Hint:We need to know the concept & formula of finding distance between two points in the graph having different coordinates where, ordinate is the point in Y-axis and abscissa is the point in the X-axis. The distance of two points can be calculated using the formula. Here as the distance between between two points & coordinate of a point are given. As relation between abscissa & ordinate of other point is given so assume the point accordingly & form an equation by applying distance formula.

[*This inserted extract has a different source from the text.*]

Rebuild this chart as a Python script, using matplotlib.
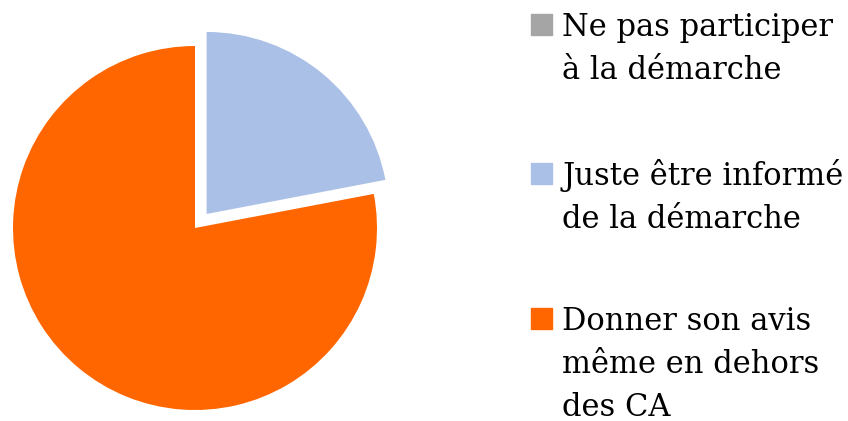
import matplotlib.pyplot as plt
from matplotlib.patches import Rectangle

labels = ["Ne pas participer\nà la démarche",
          "Juste être informé\nde la démarche",
          "Donner son avis\nmême en dehors\ndes CA"]
values = [0, 22, 78]
colors = ["#A5A5A5", "#ABC0E6", "#FF6600"]
explode = [0, 0.1, 0]

fig = plt.figure(figsize=(8.48, 4.21), dpi=100)
ax = fig.add_axes([13 / 848, 11 / 421, 364 / 848, 364 / 421])
wedges, _ = ax.pie(values, colors=colors, explode=explode, startangle=90,
                   counterclock=False, radius=1)
for w in wedges:
    w.set_clip_on(False)
ax.set_xlim(-1, 1)
ax.set_ylim(-1, 1)
ax.set_aspect("equal")
ax.axis("off")

# legend drawn by hand so the square sits on the first line
baselines = [36, 185, 330]
line_step = 43
for lab, col, y in zip(labels, colors, baselines):
    fig.patches.append(Rectangle((531 / 848, 1 - (y - 1) / 421), 21 / 848, 21 / 421,
                                 transform=fig.transFigure, color=col))
    for i, line in enumerate(lab.split("\n")):
        fig.text(562 / 848, 1 - (y + i * line_step) / 421, line,
                 family="DejaVu Serif", fontsize=22, va="baseline", ha="left")

plt.savefig("out.png", dpi=100)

Solve the equation to get coordinates of another point.

Complete step-by-step answer:
We know distance formula to find distance between two points,
$\operatorname{PQ} = \sqrt {{{\left( {{x_{_1}} - {x_2}} \right)}^2} + {{\left( {{y_1} - {y_2}} \right)}^2}} $ , the two point being P$\left( {{x_1},{y_1}} \right)$and Q$\left( {{x_2},{y_2}} \right)$.
Let the coordinate of point A be $\left( {x,y} \right)$.

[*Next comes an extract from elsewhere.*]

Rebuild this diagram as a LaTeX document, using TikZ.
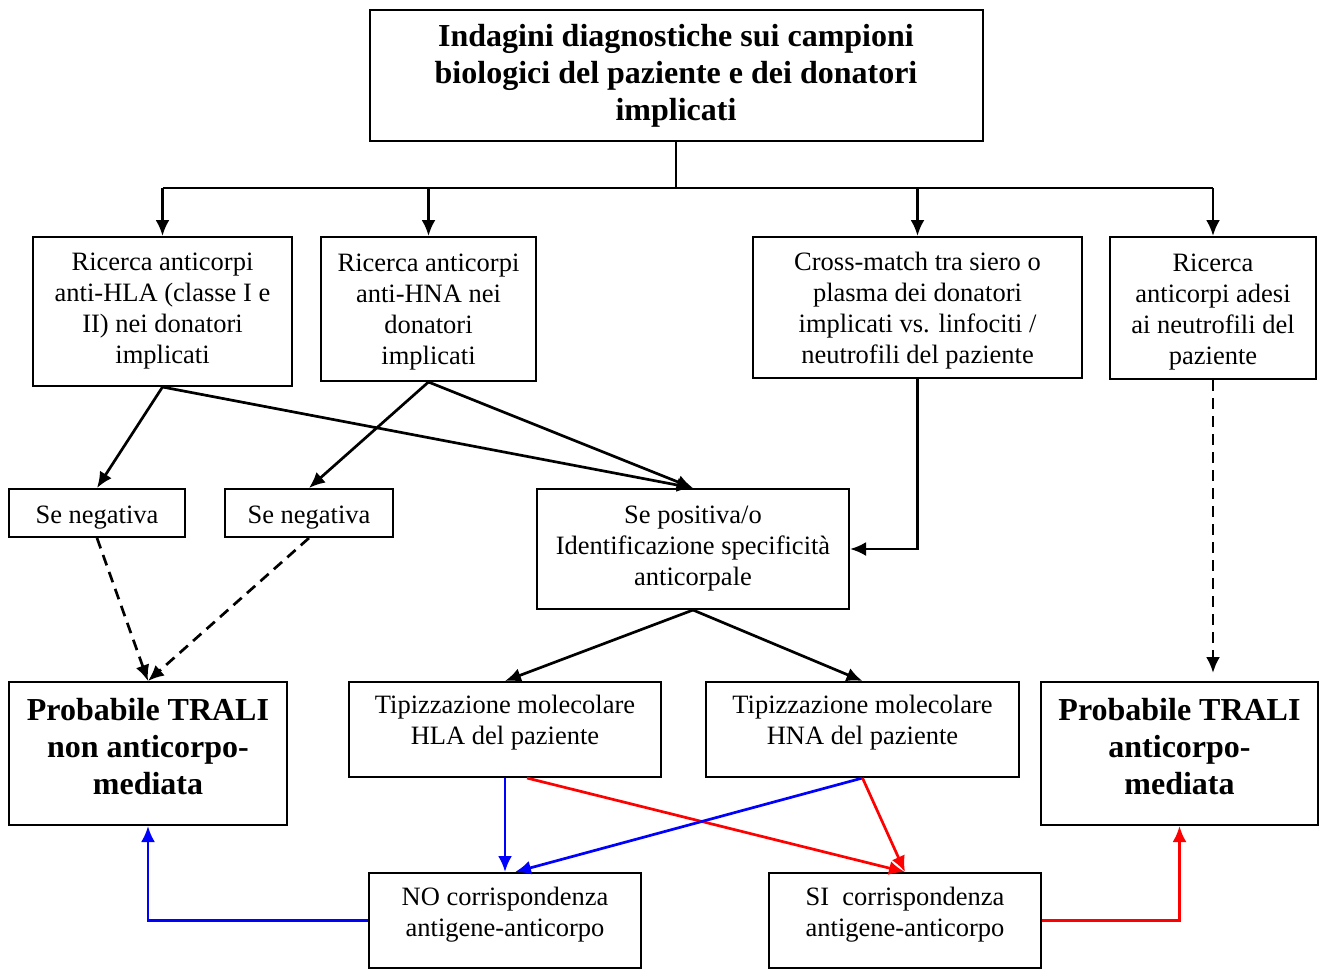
\documentclass[tikz,border=0pt]{standalone}
\usepackage{fontspec}
\setmainfont{Liberation Serif}
\usetikzlibrary{arrows.meta}
\newcommand{\lift}[1]{\rule[-#1]{0pt}{#1}}
\newcommand{\drop}[1]{\rule{0pt}{#1}}
\tikzset{
  box/.style={draw, line width=2pt, align=center, inner sep=0pt,
    font=\fontsize{26.5}{31}\selectfont},
  bigbox/.style={box, font=\fontsize{32}{37}\selectfont\bfseries},
  link/.style={line width=2.7pt, -{Latex[length=16pt,width=14pt]}},
  dashlink/.style={link, dash pattern=on 11pt off 7pt},
}
\begin{document}
\begin{tikzpicture}[x=1pt,y=-1pt]
        \useasboundingbox (0,0) rectangle (1325,970);
        %% Top
        \node[bigbox, minimum width=613pt, minimum height=131pt] (indagini) at (676,75.5)
          {Indagini diagnostiche sui campioni\\biologici del paziente e dei donatori\\implicati};
        %% Searches
        \node[box, minimum width=259pt, minimum height=149pt] (hla) at (162.5,311.5)
          {Ricerca anticorpi\\anti-HLA (classe I e\\II) nei donatori\\implicati};
        \node[box, minimum width=215pt, minimum height=144pt] (hna) at (428.5,309)
          {\drop{23pt}Ricerca anticorpi\\anti-HNA nei\\donatori\\implicati};
        \node[box, minimum width=329pt, minimum height=141pt] (cross) at (917.5,307.5)
          {\drop{25pt}Cross-match tra siero o\\plasma dei donatori\\implicati vs. linfociti /\\neutrofili del paziente};
        \node[box, minimum width=206pt, minimum height=142pt] (adesi) at (1213,308)
          {\drop{25pt}Ricerca\\anticorpi adesi\\ai neutrofili del\\paziente};
        %% Results
        \node[box, minimum width=176pt, minimum height=48pt] (neg1) at (97,513) {\drop{27pt}Se negativa};
        \node[box, minimum width=168pt, minimum height=48pt] (neg2) at (309,513) {\drop{27pt}Se negativa};
        \node[box, minimum width=312pt, minimum height=120pt] (pos) at (693,549)
          {Se positiva/o\\Identificazione specificità\\anticorpale};
        %% Typing
        \node[box, minimum width=312pt, minimum height=95pt] (tiphla) at (505,729.5)
          {Tipizzazione molecolare\\HLA del paziente\lift{19pt}};
        \node[box, minimum width=313pt, minimum height=95pt] (tiphna) at (862.5,729.5)
          {Tipizzazione molecolare\\HNA del paziente\lift{19pt}};
        %% Conclusions
        \node[bigbox, minimum width=278pt, minimum height=143pt] (tralino) at (148,753.5)
          {Probabile TRALI\\non anticorpo-\\mediata\lift{14pt}};
        \node[bigbox, minimum width=277pt, minimum height=143pt] (tralisi) at (1179.5,753.5)
          {Probabile TRALI\\anticorpo-\\mediata\lift{14pt}};
        \node[box, minimum width=272pt, minimum height=95pt] (no) at (505,920.5)
          {NO corrispondenza\\antigene-anticorpo\lift{17pt}};
        \node[box, minimum width=272pt, minimum height=95pt] (si) at (905,920.5)
          {SI\ \ corrispondenza\\antigene-anticorpo\lift{17pt}};
        %% Bus
        \coordinate (bus) at (676,188);
        \draw[line width=2.7pt] (indagini.south) -- (bus);
        \draw[line width=2.7pt] (hla.north |- bus) -- (adesi.north |- bus);
        \foreach \n in {hla,hna,cross,adesi}
          \draw[link] (\n.north |- bus) -- (\n.north);
        %% Search results
        \draw[link] (hla.south) -- (neg1.north);
        \draw[link] (hla.south) -- (pos.north);
        \draw[link] (hna.south) -- (neg2.north);
        \draw[link] (hna.south) -- (pos.north);
        \draw[link] (cross.south) |- (pos.east);
        \draw[dashlink, shorten >=8pt] (adesi.south) -- (adesi.south |- tralisi.north);
        \draw[dashlink] (neg1.south) -- (tralino.north);
        \draw[dashlink] (neg2.south) -- (tralino.north);
        %% Typing
        \draw[link] (pos.south) -- (tiphla.north);
        \draw[link] (pos.south) -- (tiphna.north);
        \draw[link, blue] (tiphla.south) -- (no.north);
        \draw[link, red] ([xshift=22pt]tiphla.south) -- (si.north);
        \draw[link, blue] (tiphna.south) -- ([xshift=10pt]no.north);
        \draw[link, red] (tiphna.south) -- (si.north);
        %% Conclusions
        \draw[link, blue] (no.west) -| (tralino.south);
        \draw[link, red] (si.east) -| (tralisi.south);
    \end{tikzpicture}
\end{document}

By the given information in the question , the ordinate of A is twice its abscissa.
$\therefore y = 2x$
Also, A is at a distance of $\sqrt {10} $ units from the point $\left( {4,3} \right)$. Hence, using the formula, we have
$\sqrt {10} = \sqrt {{{\left( {x - 4} \right)}^2} + {{\left( {2x - 3} \right)}^2}} $
$\sqrt {10} = \sqrt {{x^2} - 8x + 16 + 4{x^2} - 12x + 9} $ [ As we know , \[{\left( {a - b} \right)^2} = {a^2} - 2ab + {b^2}\]]
Now, squaring both sides,
$10 = {x^2} - 8x + 16 + 4{x^2} - 12x + 9$
$ \Rightarrow 5{x^2} - 20x + 15 = 0$ [Splitting middle term such that no.s should be multiple of 15 & 5]
$ \Rightarrow 5{x^2} - 15x - 5x + 15 = 0$ [ Taking (x-3) as common multiple]
${
   \Rightarrow 5x\left( {x - 3} \right) - 5\;\left( {x - 3} \right) = 0 \\
    \\
} $
$ \Rightarrow \left( {x - 3} \right)\;\left( {5x - 5} \right) = 0$
Now, $\left( {x - 3} \right) = 0$ $ \Rightarrow x = 3$
\[or,\left( {5x - 5} \right) = 0\] $ \Rightarrow x = \dfrac{5}{5} = 1$$ \Rightarrow x = \dfrac{5}{5} = 1$
 So , Either, $x = 3,\,\;i.e.y = 6$[As they given in question the ordinate of A is twice its abscissa].
OR, $x = 1,\;\;y = 2$
$\therefore $ The coordinate of point A can be $\left( {3,6} \right)\;\left( {1,2} \right)$.

So, the correct answer is “Option A”.

Note:Concept of Distance formula in two-dimensional coordinate geometry (having only two axis) should be clear to solve this problem. Ordinate and Abscissa should be put in the formula carefully and students should remember the distance between two points formula for solving these types of questions.